### DIRECTIONS FOR THIS TASK
What do the lines from the top of the data through the line with "days = [50, 75, 100, 125, 150, 175, 200]" say? Quote them exactly and include both ends.

### PROVIDED DATA
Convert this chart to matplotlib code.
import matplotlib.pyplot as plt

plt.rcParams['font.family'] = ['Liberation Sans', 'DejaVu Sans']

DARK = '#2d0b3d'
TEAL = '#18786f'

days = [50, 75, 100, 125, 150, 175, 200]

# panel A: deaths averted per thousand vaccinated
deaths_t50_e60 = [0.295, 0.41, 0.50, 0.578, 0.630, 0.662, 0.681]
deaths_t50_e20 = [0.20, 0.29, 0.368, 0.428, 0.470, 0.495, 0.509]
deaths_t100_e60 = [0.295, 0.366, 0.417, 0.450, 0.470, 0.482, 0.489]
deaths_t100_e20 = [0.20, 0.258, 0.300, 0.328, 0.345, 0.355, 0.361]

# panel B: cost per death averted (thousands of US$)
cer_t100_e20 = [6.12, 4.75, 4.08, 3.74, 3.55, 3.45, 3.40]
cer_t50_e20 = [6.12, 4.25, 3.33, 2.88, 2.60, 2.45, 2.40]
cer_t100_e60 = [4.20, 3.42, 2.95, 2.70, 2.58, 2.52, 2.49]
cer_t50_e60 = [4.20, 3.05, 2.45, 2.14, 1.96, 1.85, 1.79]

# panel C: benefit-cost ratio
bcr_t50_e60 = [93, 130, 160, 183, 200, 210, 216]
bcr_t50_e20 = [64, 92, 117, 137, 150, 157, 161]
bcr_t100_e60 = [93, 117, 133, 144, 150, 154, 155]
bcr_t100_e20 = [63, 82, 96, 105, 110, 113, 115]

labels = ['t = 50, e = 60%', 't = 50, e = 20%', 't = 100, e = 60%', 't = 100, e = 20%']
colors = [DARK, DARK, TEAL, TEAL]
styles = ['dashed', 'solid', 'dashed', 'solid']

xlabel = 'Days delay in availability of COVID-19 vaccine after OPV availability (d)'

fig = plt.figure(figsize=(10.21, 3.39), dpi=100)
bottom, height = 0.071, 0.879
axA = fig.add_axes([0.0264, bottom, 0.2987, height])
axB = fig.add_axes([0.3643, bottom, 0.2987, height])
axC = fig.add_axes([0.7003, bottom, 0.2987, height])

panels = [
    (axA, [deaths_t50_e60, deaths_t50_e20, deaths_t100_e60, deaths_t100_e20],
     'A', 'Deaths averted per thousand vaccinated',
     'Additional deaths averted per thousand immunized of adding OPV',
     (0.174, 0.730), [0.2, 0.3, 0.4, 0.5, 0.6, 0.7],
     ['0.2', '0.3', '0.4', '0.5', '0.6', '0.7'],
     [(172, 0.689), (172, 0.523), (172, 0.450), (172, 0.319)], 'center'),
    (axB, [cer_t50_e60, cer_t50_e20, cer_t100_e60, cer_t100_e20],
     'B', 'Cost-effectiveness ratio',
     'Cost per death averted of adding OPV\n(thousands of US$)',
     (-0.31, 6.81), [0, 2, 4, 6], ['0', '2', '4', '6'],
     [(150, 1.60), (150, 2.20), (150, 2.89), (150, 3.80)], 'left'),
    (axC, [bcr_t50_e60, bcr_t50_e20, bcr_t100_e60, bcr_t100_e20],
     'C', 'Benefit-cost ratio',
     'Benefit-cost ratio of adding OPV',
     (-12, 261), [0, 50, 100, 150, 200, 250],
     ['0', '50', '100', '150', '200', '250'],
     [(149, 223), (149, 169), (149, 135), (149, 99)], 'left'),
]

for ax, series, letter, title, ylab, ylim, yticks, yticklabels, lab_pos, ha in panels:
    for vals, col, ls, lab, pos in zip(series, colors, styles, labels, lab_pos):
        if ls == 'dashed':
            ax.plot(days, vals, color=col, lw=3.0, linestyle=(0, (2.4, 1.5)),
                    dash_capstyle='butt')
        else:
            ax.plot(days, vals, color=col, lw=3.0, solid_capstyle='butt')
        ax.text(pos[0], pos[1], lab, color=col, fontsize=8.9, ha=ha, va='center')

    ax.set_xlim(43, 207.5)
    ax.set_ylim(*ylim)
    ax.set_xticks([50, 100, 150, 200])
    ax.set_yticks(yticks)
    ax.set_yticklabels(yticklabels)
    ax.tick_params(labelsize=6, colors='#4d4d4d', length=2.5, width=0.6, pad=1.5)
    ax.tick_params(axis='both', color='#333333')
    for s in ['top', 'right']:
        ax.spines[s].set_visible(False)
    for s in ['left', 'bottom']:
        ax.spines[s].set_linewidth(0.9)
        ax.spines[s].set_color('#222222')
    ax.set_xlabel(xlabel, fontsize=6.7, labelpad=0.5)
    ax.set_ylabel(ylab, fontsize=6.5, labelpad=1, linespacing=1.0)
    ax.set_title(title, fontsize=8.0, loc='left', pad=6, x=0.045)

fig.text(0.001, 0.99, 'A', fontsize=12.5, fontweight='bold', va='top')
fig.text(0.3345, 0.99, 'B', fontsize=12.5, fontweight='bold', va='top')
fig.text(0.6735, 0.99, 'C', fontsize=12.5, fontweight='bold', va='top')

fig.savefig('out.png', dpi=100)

### ANSWER TO THIS TASK
Convert this chart to matplotlib code.
import matplotlib.pyplot as plt

plt.rcParams['font.family'] = ['Liberation Sans', 'DejaVu Sans']

DARK = '#2d0b3d'
TEAL = '#18786f'

days = [50, 75, 100, 125, 150, 175, 200]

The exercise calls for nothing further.